Friday, March 28, 2008

"Premature Emergence" by Eric James Stone



"Premature Emergence," although accurate, is an unfortunate title for a story. Likewise the opening sentence: "During a hyperspace slide, cargo haulers like the KMC-85 did not need a human pilot on board," isn't the best either. Mmmm, acronyms AND cargo haulers. Sign me up! However, this story overcomes its inauspicious beginnings and is readable throughout.

Jonah is the pilot of the cargo hauler that doesn't need a pilot. Damn unions. The job is supposed to be simple: using faster-than-light-but-not-instantaneous drive, you go in at one terminal and come out a few months later at another terminal. Foolproof. Except he comes out of hyperspace somewhere else, nowhere near a terminal, and light years away from anything. Whoops.

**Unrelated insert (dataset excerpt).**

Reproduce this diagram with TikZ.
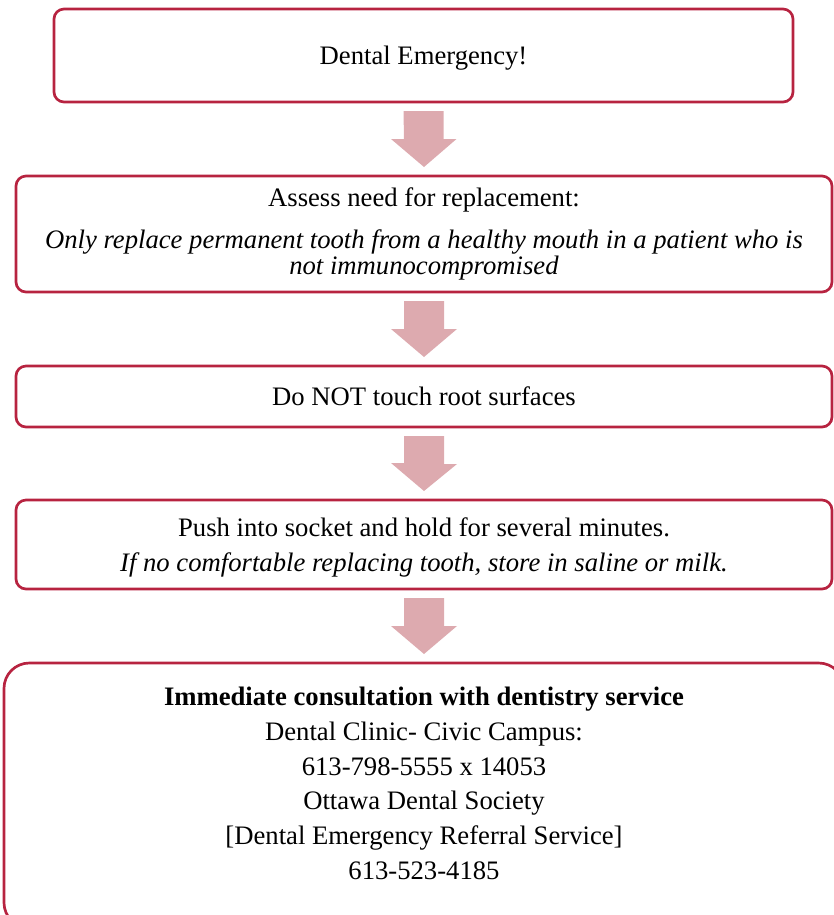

So Jonah is well and truly screwed even before he gets into an odd combat situation with a ship piloted by a rogue AI. (In the past, humans and AI fought. The AIs moved out into space and never the twain were supposed to meet... Whoops.) In the end the well-and-truly screwed Jonah tries to honor the worthy AI, in which resides his only chance for a happy ending.

The story is told in a straight-forward, unadorned style. However, the passages with the AI towards the end are genuinely moving, and Jonah's determination to do what's right even when there's no realistic hope of payoff for him is noble. Generally, this story reads like a classic Analog story. Nothing wrong with that, but nothing outstanding either.